_TASK BRIEF:_ The copy must start at the line that contains "Output the web" and finish at the line that contains "const groupes = ['C57BL/6', 'DeltaMex5'];", reproducing each line exactly. Any picture in that span is omitted.

Charts and diagrams as code
--------------------
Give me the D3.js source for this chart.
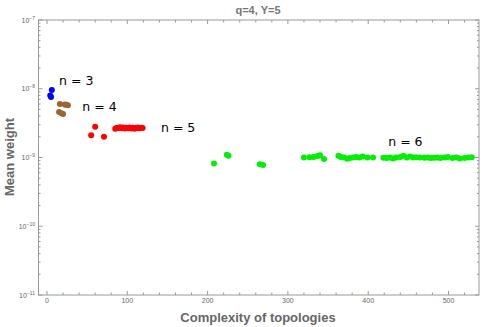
<!DOCTYPE html>
<html>
<head>
<meta charset="utf-8">
<script src="https://cdn.jsdelivr.net/npm/d3@7"></script>
<style>
  body { margin: 0; background: #fff; }
  text { font-family: "Liberation Sans", Arial, sans-serif; }
</style>
</head>
<body>
<svg id="chart" width="487" height="327"></svg>
<script>
// data
var n3 = [[6, 9.6e-9], [4, 8.0e-9], [5, 7.6e-9]];
var n4 = [[16, 6.0e-9], [22, 5.9e-9], [24, 5.85e-9], [26, 5.75e-9], [15, 4.6e-9], [18, 4.4e-9], [20, 4.3e-9]];
var n5 = [[60, 2.8e-9], [55, 2.1e-9], [71, 2.0e-9],
  [85, 2.62e-9], [87, 2.7e-9], [89, 2.68e-9], [91, 2.75e-9], [93, 2.66e-9], [95, 2.72e-9],
  [97, 2.64e-9], [99, 2.7e-9], [101, 2.66e-9], [103, 2.73e-9], [105, 2.65e-9], [107, 2.7e-9],
  [109, 2.62e-9], [111, 2.68e-9], [113, 2.72e-9], [115, 2.66e-9], [117, 2.7e-9], [119, 2.68e-9]];
var n6 = [[208, 8.2e-10], [224, 1.1e-9], [226, 1.06e-9], [265, 8.0e-10], [269, 7.8e-10],
  [320, 1.0e-9], [327, 1.01e-9], [332, 1.02e-9], [337, 1.05e-9], [340, 1.08e-9], [345, 0.95e-9],
  [363, 1.06e-9], [366, 1.02e-9], [370, 1.0e-9], [374, 0.96e-9], [377, 0.98e-9], [381, 1.0e-9],
  [385, 1.02e-9], [389, 1.0e-9], [393, 1.03e-9], [399, 1.0e-9], [406, 1.0e-9],
  [419, 0.99e-9], [423, 0.98e-9], [427, 1.0e-9], [431, 0.97e-9], [435, 1.0e-9], [440, 1.02e-9],
  [444, 1.06e-9], [448, 1.0e-9], [452, 1.03e-9], [456, 1.0e-9], [460, 1.01e-9], [464, 1.0e-9],
  [470, 0.99e-9], [474, 1.0e-9], [478, 0.98e-9], [482, 0.99e-9], [486, 1.0e-9], [490, 0.98e-9],
  [495, 1.0e-9], [499, 1.02e-9], [505, 0.98e-9], [510, 1.0e-9], [514, 0.97e-9], [520, 0.98e-9],
  [525, 1.0e-9], [529, 1.01e-9]];
var groups = [
  { name: "n = 3", pts: n3, color: "#0000ff", label: [15, 1.27e-8] },
  { name: "n = 4", pts: n4, color: "#996633", label: [44, 5.42e-9] },
  { name: "n = 5", pts: n5, color: "#ff0000", label: [142, 2.68e-9] },
  { name: "n = 6", pts: n6, color: "#00ee00", label: [425, 1.65e-9] }
];
var xMajor = [0, 100, 200, 300, 400, 500];
var yMajor = [-11, -10, -9, -8, -7];

var svg = d3.select("#chart");
var pL = 38.5, pR = 479, pT = 20, pB = 295;
var x = d3.scaleLinear().domain([-10.6, 538]).range([pL, pR]);
var y = d3.scaleLog().domain([1e-11, 1e-7]).range([pB, pT]);
var gray = "#999";

// frame
svg.append("rect").attr("x", pL).attr("y", pT).attr("width", pR - pL).attr("height", pB - pT)
  .attr("fill", "none").attr("stroke", gray).attr("stroke-width", 1);

// x ticks, bottom and top
var xMinor = d3.range(0, 540, 20);
xMinor.forEach(v => {
  var len = v % 100 === 0 ? 4 : 2.5;
  svg.append("line").attr("x1", x(v)).attr("x2", x(v)).attr("y1", pB).attr("y2", pB - len).attr("stroke", gray);
  svg.append("line").attr("x1", x(v)).attr("x2", x(v)).attr("y1", pT).attr("y2", pT + len).attr("stroke", gray);
});
svg.selectAll(".xl").data(xMajor).join("text")
  .attr("x", d => x(d)).attr("y", 303).attr("text-anchor", "middle")
  .attr("font-size", 7).attr("fill", "#666").text(d => d);

// y ticks, log minor
yMajor.forEach(e => {
  for (var m = 1; m < 10; m++) {
    var v = m * Math.pow(10, e);
    if (v > 1.0001e-7) break;
    var len = m === 1 ? 4 : 2;
    svg.append("line").attr("x1", pL).attr("x2", pL + len).attr("y1", y(v)).attr("y2", y(v)).attr("stroke", gray);
    svg.append("line").attr("x1", pR).attr("x2", pR - len).attr("y1", y(v)).attr("y2", y(v)).attr("stroke", gray);
  }
});
var yl = svg.selectAll(".yl").data(yMajor).join("text")
  .attr("x", 35).attr("y", d => y(Math.pow(10, d)) + 2.5).attr("text-anchor", "end")
  .attr("font-size", 7).attr("fill", "#666");
yl.append("tspan").text("10");
yl.append("tspan").attr("dy", -3).attr("font-size", 5).text(d => "\u2212" + (-d));

// points
groups.forEach(g => {
  svg.append("g").selectAll("circle").data(g.pts).join("circle")
    .attr("cx", d => x(d[0])).attr("cy", d => y(d[1])).attr("r", 3)
    .attr("fill", g.color);
  svg.append("text").attr("x", x(g.label[0])).attr("y", y(g.label[1]))
    .attr("dominant-baseline", "middle").attr("font-size", 12.5)
    .style("font-family", "'DejaVu Sans', sans-serif").attr("fill", "#000")
    .text(g.name);
});

// titles
svg.append("text").attr("x", 258).attr("y", 14).attr("text-anchor", "middle")
  .attr("font-size", 11).attr("font-weight", "bold").attr("fill", "#777").text("q=4, Y=5");
svg.append("text").attr("x", 258).attr("y", 322).attr("text-anchor", "middle")
  .attr("font-size", 13).attr("font-weight", "bold").attr("fill", "#666").text("Complexity of topologies");
svg.append("text").attr("transform", "translate(14,157) rotate(-90)").attr("text-anchor", "middle")
  .attr("font-size", 13).attr("font-weight", "bold").attr("fill", "#666").text("Mean weight");
</script>
</body>
</html>
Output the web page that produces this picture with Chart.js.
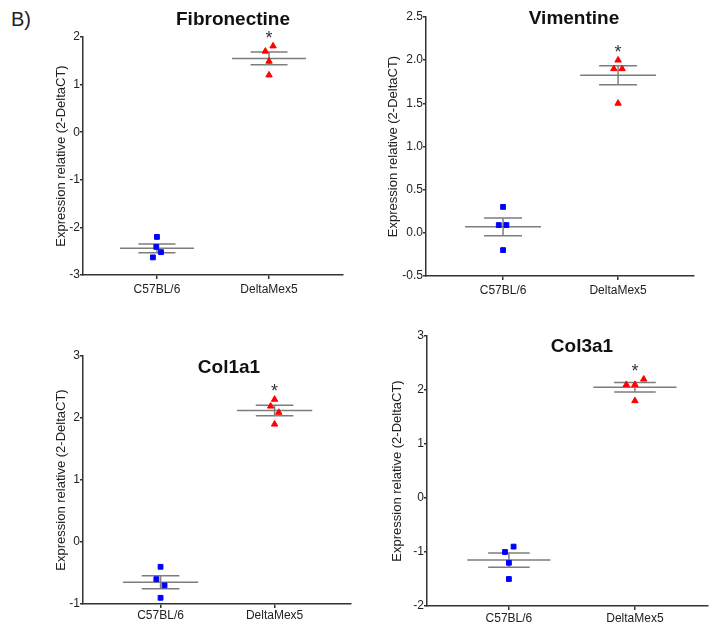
<!DOCTYPE html>
<html>
<head>
<meta charset="utf-8">
<script src="https://cdn.jsdelivr.net/npm/chart.js@4"></script>
<style>
  body { margin: 0; background: #fff; width: 713px; height: 628px; position: relative; overflow: hidden; font-family: "Liberation Sans", Arial, sans-serif; }
  canvas { position: absolute; }
  #tag { position: absolute; left: 11px; top: 8px; font-size: 20px; color: #222; }
</style>
</head>
<body>
<div id="tag">B)</div>
<canvas id="fibronectine" width="356" height="310" style="left:0;top:0"></canvas>
<canvas id="vimentine" width="357" height="310" style="left:356px;top:0"></canvas>
<canvas id="col1a1" width="356" height="318" style="left:0;top:310px"></canvas>
<canvas id="col3a1" width="357" height="318" style="left:356px;top:310px"></canvas>
<script>
const groupes = ['C57BL/6', 'DeltaMex5'];

// valeurs (4 souris par groupe)
const fibroC57 = [-2.2, -2.41, -2.52, -2.63];
const fibroMex = [1.81, 1.70, 1.49, 1.20];
const vimC57 = [0.30, 0.09, 0.09, -0.20];
const vimMex = [2.00, 1.90, 1.90, 1.50];
const col1C57 = [-0.40, -0.60, -0.70, -0.90];
const col1Mex = [2.30, 2.19, 2.09, 1.90];
const col3C57 = [-0.90, -1.00, -1.20, -1.50];
const col3Mex = [2.10, 2.10, 2.20, 1.80];

// décalage horizontal des points (en unités de groupe)
const decalFibroC57 = [0, -0.006, 0.036, -0.036];
const decalFibroMex = [0.036, -0.033, 0, 0];
const decalVimC57 = [0, -0.037, 0.029, 0];
const decalVimMex = [0, -0.037, 0.035, 0];
const decalCol1C57 = [0, -0.037, 0.035, 0];
const decalCol1Mex = [0, -0.035, 0.037, 0];
const decalCol3C57 = [0.037, -0.031, 0, 0];
const decalCol3Mex = [-0.068, 0, 0.07, 0];

// graduations de l'axe y
const ticksFibro = [-3, -2, -1, 0, 1, 2];
const ticksVim = [-0.5, 0, 0.5, 1, 1.5, 2, 2.5];
const ticksCol1 = [-1, 0, 1, 2, 3];
const ticksCol3 = [-2, -1, 0, 1, 2, 3];

Chart.defaults.font.family = '"Liberation Sans", Arial, sans-serif';

function moyenne(a) {
  return a.reduce((s, v) => s + v, 0) / a.length;
}

function sem(a) {
  const m = moyenne(a);
  const sd = Math.sqrt(a.reduce((s, v) => s + (v - m) ** 2, 0) / (a.length - 1));
  return sd / Math.sqrt(a.length);
}

function barres(x, valeurs) {
  const m = moyenne(valeurs);
  const e = sem(valeurs);
  return [
    [{ x: x - 0.33, y: m }, { x: x + 0.33, y: m }],
    [{ x: x - 0.165, y: m + e }, { x: x + 0.165, y: m + e }],
    [{ x: x - 0.165, y: m - e }, { x: x + 0.165, y: m - e }],
    [{ x: x, y: m - e }, { x: x, y: m + e }]
  ].map(d => ({
    type: 'line', data: d, borderColor: '#7d7d7d', borderWidth: 1.5,
    pointRadius: 0, order: 2
  }));
}

const textePanneau = {
  id: 'textePanneau',
  afterDraw(chart, args, opts) {
    const ctx = chart.ctx;
    ctx.save();
    ctx.fillStyle = '#111';
    ctx.textAlign = 'center';
    ctx.textBaseline = 'middle';
    ctx.font = 'bold 19px "Liberation Sans", Arial, sans-serif';
    ctx.fillText(opts.titre, opts.titreX, opts.titreY);
    ctx.fillStyle = '#333';
    ctx.textBaseline = 'alphabetic';
    ctx.font = '18px "Liberation Sans", Arial, sans-serif';
    const yMax = chart.scales.y.getPixelForValue(Math.max(...opts.etoile));
    ctx.fillText('*', chart.scales.x.getPixelForValue(2), yMax - 2);
    ctx.restore();
  }
};

function dessiner(id, p) {
  const points = (vals, decal, x) => vals.map((v, i) => ({ x: x + decal[i], y: v }));
  new Chart(document.getElementById(id), {
    type: 'scatter',
    data: {
      datasets: [
        {
          data: points(p.c57, p.decalC57, 1), pointStyle: 'rect', pointRadius: 3.4,
          backgroundColor: '#0000ff', borderColor: '#0000ff', borderWidth: 1, order: 1
        },
        {
          data: points(p.mex, p.decalMex, 2), pointStyle: 'triangle', pointRadius: 3.7,
          backgroundColor: '#ff0000', borderColor: '#ff0000', borderWidth: 1, order: 1
        },
        ...barres(1, p.c57),
        ...barres(2, p.mex)
      ]
    },
    options: {
      responsive: false,
      animation: false,
      layout: { padding: p.padding },
      plugins: {
        legend: { display: false },
        tooltip: { enabled: false },
        textePanneau: { titre: p.titre, titreX: p.titreX, titreY: p.titreY, etoile: p.mex }
      },
      scales: {
        x: {
          type: 'linear', min: p.xMin, max: p.xMax,
          afterBuildTicks: s => { s.ticks = [{ value: 1 }, { value: 2 }]; },
          afterFit: s => { s.height = p.xHauteur; },
          ticks: { callback: v => groupes[v - 1], color: '#222', font: { size: 12 }, padding: p.xPad, maxRotation: 0, autoSkip: false },
          grid: { drawOnChartArea: false, tickLength: 4, color: '#333', lineWidth: 1.5 },
          border: { color: '#333', width: 1.5 }
        },
        y: {
          min: p.yTicks[0], max: p.yTicks[p.yTicks.length - 1],
          afterBuildTicks: s => { s.ticks = p.yTicks.map(v => ({ value: v })); },
          afterFit: s => { s.width = p.yLargeur; },
          ticks: { callback: v => p.decimales ? v.toFixed(1) : String(v), color: '#222', font: { size: 12 }, padding: 0 },
          grid: { drawOnChartArea: false, tickLength: 3, color: '#333', lineWidth: 1.5 },
          border: { color: '#333', width: 1.5 },
          title: {
            display: true, text: 'Expression relative (2-DeltaCT)', color: '#222',
            font: { size: 13 }, padding: { top: p.titrePad, bottom: 0 }
          }
        }
      }
    },
    plugins: [textePanneau]
  });
}

dessiner('fibronectine', {
  titre: 'Fibronectine', titreX: 233, titreY: 20,
  c57: fibroC57, mex: fibroMex, decalC57: decalFibroC57, decalMex: decalFibroMex,
  yTicks: ticksFibro, decimales: false,
  xMin: 0.34, xMax: 2.66, padding: { top: 37, right: 13, left: 0, bottom: 0 },
  yLargeur: 83, xHauteur: 35, titrePad: 54, xPad: 3
});

dessiner('vimentine', {
  titre: 'Vimentine', titreX: 218, titreY: 19,
  c57: vimC57, mex: vimMex, decalC57: decalVimC57, decalMex: decalVimMex,
  yTicks: ticksVim, decimales: true,
  xMin: 0.33, xMax: 2.66, padding: { top: 17, right: 19, left: 0, bottom: 0 },
  yLargeur: 70, xHauteur: 34, titrePad: 30, xPad: 3
});

dessiner('col1a1', {
  titre: 'Col1a1', titreX: 229, titreY: 58,
  c57: col1C57, mex: col1Mex, decalC57: decalCol1C57, decalMex: decalCol1Mex,
  yTicks: ticksCol1, decimales: false,
  xMin: 0.32, xMax: 2.67, padding: { top: 46, right: 3, left: 0, bottom: 0 },
  yLargeur: 83, xHauteur: 24, titrePad: 54, xPad: 0
});

dessiner('col3a1', {
  titre: 'Col3a1', titreX: 226, titreY: 37,
  c57: col3C57, mex: col3Mex, decalC57: decalCol3C57, decalMex: decalCol3Mex,
  yTicks: ticksCol3, decimales: false,
  xMin: 0.35, xMax: 2.58, padding: { top: 26, right: 1, left: 0, bottom: 0 },
  yLargeur: 71, xHauteur: 22, titrePad: 34, xPad: 1
});
</script>
</body>
</html>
--------------------
_SOLUTION TO THE EXERCISE:_
Output the web page that produces this picture with Chart.js.
<!DOCTYPE html>
<html>
<head>
<meta charset="utf-8">
<script src="https://cdn.jsdelivr.net/npm/chart.js@4"></script>
<style>
  body { margin: 0; background: #fff; width: 713px; height: 628px; position: relative; overflow: hidden; font-family: "Liberation Sans", Arial, sans-serif; }
  canvas { position: absolute; }
  #tag { position: absolute; left: 11px; top: 8px; font-size: 20px; color: #222; }
</style>
</head>
<body>
<div id="tag">B)</div>
<canvas id="fibronectine" width="356" height="310" style="left:0;top:0"></canvas>
<canvas id="vimentine" width="357" height="310" style="left:356px;top:0"></canvas>
<canvas id="col1a1" width="356" height="318" style="left:0;top:310px"></canvas>
<canvas id="col3a1" width="357" height="318" style="left:356px;top:310px"></canvas>
<script>
const groupes = ['C57BL/6', 'DeltaMex5'];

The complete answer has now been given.